Leave out the pictures, and return only the lines running from the one that contains "Clone this chart" to the one that contains "Line, XAxis, YAxis", both included, exactly as they appear.

# # # # # # #

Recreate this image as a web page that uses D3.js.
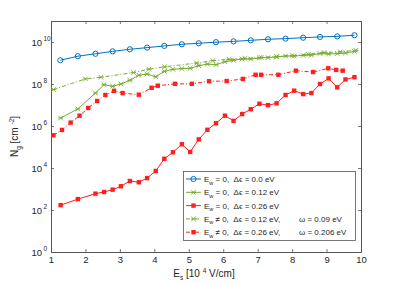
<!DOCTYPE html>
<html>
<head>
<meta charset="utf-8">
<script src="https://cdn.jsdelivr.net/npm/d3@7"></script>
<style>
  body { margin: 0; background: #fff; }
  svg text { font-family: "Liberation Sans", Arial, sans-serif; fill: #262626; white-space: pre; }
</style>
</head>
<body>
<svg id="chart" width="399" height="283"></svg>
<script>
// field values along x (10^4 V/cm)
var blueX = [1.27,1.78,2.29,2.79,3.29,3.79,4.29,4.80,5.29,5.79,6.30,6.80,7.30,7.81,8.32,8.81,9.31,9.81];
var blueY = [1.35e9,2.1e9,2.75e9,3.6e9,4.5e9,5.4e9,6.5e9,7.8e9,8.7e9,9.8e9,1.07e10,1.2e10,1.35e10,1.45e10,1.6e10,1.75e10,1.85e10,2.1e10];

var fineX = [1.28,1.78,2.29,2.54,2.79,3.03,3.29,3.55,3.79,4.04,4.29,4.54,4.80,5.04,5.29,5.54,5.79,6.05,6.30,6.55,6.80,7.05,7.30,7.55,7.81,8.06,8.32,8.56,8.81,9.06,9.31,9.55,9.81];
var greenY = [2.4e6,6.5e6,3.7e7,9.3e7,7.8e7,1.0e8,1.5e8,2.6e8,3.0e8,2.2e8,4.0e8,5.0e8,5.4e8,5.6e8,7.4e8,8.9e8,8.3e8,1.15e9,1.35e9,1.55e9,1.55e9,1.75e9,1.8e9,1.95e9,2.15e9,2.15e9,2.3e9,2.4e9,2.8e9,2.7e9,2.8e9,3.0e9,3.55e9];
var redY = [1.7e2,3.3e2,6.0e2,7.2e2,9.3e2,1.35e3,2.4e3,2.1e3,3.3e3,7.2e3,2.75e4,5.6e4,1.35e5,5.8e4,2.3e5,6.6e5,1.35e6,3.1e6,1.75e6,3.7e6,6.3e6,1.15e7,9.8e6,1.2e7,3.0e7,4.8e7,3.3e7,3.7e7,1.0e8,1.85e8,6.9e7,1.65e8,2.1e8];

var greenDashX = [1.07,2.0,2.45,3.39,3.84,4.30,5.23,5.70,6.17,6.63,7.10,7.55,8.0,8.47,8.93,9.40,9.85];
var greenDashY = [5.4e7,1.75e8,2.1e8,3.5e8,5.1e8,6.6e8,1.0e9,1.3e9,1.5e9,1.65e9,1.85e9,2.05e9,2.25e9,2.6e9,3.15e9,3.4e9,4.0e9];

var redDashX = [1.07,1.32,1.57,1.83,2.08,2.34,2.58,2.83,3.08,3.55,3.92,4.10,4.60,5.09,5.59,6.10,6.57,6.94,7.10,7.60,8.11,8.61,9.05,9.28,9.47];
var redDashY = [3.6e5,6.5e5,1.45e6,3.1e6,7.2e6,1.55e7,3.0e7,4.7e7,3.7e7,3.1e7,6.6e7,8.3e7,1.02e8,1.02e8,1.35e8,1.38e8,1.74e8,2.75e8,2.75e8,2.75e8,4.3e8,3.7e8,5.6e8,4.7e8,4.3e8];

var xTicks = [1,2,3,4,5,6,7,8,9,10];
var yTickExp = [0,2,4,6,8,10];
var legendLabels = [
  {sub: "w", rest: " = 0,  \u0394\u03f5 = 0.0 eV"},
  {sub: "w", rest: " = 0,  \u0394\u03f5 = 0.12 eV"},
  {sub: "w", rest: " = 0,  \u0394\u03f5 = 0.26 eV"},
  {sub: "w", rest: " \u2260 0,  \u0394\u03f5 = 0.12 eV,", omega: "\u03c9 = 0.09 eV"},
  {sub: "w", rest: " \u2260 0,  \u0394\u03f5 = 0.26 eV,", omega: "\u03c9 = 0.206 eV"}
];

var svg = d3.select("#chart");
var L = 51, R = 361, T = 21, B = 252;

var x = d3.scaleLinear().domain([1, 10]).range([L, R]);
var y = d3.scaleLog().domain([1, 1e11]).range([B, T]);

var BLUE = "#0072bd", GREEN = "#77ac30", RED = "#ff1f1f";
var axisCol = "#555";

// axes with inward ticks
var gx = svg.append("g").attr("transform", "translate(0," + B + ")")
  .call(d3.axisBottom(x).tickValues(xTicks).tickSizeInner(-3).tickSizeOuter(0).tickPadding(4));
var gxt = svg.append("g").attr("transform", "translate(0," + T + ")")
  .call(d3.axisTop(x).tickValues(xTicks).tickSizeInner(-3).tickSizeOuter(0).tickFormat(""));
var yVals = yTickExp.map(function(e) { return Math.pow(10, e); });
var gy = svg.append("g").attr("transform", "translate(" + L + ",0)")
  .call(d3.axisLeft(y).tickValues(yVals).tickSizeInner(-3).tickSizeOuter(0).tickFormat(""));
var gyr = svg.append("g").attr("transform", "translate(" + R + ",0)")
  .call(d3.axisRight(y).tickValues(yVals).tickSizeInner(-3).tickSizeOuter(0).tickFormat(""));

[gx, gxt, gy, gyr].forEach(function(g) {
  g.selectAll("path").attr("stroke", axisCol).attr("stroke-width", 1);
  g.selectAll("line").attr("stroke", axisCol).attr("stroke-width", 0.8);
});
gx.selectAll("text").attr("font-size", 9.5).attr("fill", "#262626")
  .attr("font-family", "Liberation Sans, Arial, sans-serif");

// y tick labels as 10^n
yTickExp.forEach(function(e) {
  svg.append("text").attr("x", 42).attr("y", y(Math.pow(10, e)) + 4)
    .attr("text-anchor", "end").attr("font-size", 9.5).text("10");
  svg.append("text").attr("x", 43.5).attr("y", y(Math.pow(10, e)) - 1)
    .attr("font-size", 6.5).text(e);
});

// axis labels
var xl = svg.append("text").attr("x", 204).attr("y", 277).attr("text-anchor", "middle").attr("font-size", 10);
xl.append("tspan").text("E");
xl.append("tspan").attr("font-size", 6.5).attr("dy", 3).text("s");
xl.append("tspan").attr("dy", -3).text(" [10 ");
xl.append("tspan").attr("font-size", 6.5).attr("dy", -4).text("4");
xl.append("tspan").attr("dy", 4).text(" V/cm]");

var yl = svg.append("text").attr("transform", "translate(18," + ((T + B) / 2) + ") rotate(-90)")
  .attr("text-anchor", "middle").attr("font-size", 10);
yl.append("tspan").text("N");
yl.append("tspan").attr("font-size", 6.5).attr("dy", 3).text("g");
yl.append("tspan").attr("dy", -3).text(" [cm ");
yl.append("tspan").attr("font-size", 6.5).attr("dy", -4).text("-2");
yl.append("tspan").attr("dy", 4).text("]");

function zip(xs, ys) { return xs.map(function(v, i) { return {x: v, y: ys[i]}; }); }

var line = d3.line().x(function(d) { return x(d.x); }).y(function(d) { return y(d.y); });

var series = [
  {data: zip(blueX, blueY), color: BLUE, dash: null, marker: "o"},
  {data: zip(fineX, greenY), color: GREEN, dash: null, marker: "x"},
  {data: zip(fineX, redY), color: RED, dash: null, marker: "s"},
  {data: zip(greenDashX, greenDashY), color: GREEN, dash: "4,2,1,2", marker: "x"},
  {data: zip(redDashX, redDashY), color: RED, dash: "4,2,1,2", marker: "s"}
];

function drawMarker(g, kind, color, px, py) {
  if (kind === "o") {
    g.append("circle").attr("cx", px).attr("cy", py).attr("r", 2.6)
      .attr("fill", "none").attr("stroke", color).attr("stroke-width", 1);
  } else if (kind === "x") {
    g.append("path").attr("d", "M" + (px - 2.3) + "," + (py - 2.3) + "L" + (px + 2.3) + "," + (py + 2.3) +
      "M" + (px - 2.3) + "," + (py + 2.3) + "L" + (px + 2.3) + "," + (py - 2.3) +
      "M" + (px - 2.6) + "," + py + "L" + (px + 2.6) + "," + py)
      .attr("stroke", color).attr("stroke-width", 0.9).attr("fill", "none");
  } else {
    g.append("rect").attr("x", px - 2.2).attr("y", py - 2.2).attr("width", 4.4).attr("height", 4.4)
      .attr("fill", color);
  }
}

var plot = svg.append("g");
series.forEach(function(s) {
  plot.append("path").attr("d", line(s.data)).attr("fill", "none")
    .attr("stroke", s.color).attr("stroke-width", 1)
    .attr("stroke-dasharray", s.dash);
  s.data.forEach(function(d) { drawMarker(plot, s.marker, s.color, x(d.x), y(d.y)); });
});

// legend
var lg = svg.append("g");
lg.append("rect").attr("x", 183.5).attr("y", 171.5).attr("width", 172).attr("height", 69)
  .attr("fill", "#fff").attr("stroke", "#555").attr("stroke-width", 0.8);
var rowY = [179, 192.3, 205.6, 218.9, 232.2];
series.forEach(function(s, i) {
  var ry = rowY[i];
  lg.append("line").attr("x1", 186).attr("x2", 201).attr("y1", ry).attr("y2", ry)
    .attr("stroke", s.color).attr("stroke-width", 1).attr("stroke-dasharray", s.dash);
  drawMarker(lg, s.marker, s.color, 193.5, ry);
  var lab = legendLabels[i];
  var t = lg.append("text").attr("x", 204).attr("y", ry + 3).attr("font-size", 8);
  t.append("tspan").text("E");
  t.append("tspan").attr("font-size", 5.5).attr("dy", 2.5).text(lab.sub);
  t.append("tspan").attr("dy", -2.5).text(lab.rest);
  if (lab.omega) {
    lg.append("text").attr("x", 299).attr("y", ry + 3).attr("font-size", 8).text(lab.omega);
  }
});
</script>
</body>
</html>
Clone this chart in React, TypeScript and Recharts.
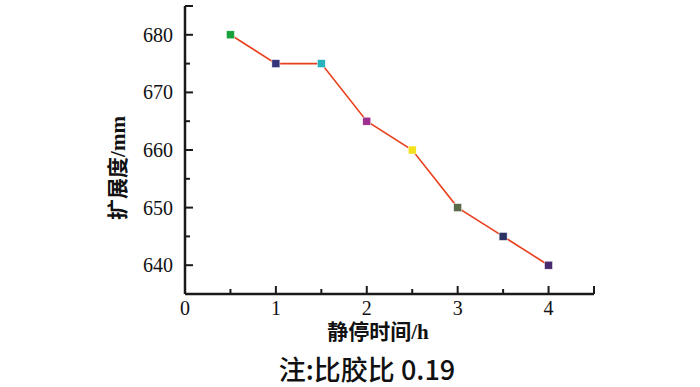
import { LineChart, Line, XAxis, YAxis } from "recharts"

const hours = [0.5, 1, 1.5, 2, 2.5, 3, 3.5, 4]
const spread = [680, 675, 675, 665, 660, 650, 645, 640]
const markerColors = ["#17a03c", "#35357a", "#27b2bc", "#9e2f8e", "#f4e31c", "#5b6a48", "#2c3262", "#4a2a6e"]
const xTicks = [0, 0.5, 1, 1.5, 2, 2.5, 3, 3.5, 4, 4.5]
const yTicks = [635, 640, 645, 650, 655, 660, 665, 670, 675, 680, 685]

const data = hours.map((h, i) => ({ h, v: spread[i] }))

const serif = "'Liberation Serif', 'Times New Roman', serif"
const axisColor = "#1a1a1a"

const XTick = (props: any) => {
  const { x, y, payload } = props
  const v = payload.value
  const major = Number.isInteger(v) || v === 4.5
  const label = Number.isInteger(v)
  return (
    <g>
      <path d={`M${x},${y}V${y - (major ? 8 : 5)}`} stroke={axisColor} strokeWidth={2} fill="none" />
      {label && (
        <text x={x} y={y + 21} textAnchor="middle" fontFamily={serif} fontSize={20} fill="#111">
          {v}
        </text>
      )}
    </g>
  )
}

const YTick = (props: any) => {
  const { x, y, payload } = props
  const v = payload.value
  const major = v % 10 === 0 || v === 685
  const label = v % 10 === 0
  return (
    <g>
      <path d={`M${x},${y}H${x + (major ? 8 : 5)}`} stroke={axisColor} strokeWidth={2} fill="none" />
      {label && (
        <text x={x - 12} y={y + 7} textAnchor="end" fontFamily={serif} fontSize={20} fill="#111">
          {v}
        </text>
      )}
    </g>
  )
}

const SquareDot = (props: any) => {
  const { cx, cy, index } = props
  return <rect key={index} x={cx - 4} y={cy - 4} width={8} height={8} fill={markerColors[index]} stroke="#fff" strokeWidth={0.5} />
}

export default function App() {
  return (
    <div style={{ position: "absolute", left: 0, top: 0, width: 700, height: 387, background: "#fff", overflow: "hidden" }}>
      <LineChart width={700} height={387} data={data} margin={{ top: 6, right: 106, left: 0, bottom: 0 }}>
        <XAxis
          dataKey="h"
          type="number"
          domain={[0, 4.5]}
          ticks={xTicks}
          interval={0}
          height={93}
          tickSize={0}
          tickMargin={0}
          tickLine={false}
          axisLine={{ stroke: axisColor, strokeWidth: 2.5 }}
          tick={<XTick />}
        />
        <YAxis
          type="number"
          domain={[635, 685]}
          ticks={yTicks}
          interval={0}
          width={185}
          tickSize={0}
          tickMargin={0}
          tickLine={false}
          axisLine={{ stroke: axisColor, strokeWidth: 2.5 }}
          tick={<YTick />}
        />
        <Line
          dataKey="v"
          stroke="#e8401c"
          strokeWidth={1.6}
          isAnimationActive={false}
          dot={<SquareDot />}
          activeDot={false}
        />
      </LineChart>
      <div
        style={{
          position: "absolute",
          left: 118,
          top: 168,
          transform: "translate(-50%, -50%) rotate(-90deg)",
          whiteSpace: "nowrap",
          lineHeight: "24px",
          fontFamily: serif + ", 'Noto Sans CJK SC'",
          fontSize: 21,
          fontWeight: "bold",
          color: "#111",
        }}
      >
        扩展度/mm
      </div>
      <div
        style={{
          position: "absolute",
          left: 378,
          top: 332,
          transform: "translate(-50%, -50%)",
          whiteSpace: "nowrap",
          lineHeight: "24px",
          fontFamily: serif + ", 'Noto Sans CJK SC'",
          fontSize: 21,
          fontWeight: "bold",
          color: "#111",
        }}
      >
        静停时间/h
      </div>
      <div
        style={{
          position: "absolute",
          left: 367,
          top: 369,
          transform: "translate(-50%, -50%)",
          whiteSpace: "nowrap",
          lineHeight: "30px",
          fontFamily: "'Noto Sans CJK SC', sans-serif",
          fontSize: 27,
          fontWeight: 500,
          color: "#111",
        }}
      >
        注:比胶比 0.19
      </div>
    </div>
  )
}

# # # # # # #

WRITTEN SOLUTION
Clone this chart in React, TypeScript and Recharts.
import { LineChart, Line, XAxis, YAxis } from "recharts"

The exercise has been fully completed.